-- What is needed --
Take the lines from the beginning of the material through the line containing "colors = ['#3a8399', '#40a0bd', '#7bb9d1', '#b9d8e4']" and retype them exactly, leaving the pictures out.

-- Given information --

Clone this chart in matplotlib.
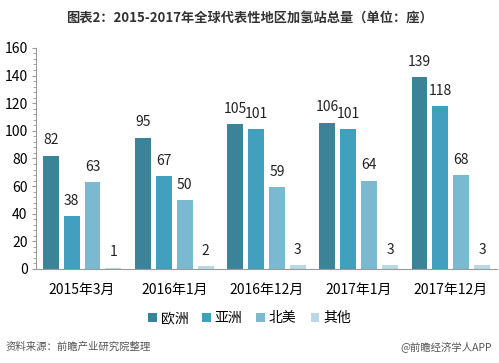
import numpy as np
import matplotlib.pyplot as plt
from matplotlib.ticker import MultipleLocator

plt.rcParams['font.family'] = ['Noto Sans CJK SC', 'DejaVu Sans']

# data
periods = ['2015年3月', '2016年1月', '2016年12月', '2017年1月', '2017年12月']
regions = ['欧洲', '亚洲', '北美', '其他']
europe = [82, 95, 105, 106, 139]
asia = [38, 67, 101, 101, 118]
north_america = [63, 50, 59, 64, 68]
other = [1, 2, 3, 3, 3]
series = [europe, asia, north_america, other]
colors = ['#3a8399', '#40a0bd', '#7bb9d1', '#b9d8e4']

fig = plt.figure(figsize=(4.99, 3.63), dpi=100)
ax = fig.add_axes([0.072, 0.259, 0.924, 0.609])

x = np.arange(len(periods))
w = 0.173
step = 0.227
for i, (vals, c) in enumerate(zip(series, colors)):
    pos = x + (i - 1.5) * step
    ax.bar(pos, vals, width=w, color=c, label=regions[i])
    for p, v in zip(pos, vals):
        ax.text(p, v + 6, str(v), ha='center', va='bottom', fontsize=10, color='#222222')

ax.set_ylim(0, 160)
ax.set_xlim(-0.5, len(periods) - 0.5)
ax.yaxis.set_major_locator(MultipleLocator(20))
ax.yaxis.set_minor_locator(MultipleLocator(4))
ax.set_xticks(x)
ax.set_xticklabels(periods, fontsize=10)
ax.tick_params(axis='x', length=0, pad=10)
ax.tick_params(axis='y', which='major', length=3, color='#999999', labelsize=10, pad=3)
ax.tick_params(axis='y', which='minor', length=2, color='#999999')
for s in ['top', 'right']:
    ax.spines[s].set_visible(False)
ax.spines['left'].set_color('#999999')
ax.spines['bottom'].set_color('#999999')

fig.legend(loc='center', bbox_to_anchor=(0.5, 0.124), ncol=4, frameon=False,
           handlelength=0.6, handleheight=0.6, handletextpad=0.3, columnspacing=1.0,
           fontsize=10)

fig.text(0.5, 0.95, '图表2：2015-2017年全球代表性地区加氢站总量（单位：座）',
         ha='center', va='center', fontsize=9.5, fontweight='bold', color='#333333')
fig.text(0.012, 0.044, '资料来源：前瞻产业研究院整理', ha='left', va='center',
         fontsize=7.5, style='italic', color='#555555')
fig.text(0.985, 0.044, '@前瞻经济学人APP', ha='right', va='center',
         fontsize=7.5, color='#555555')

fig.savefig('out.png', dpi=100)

-- Exercise result --
Clone this chart in matplotlib.
import numpy as np
import matplotlib.pyplot as plt
from matplotlib.ticker import MultipleLocator

plt.rcParams['font.family'] = ['Noto Sans CJK SC', 'DejaVu Sans']

# data
periods = ['2015年3月', '2016年1月', '2016年12月', '2017年1月', '2017年12月']
regions = ['欧洲', '亚洲', '北美', '其他']
europe = [82, 95, 105, 106, 139]
asia = [38, 67, 101, 101, 118]
north_america = [63, 50, 59, 64, 68]
other = [1, 2, 3, 3, 3]
series = [europe, asia, north_america, other]
colors = ['#3a8399', '#40a0bd', '#7bb9d1', '#b9d8e4']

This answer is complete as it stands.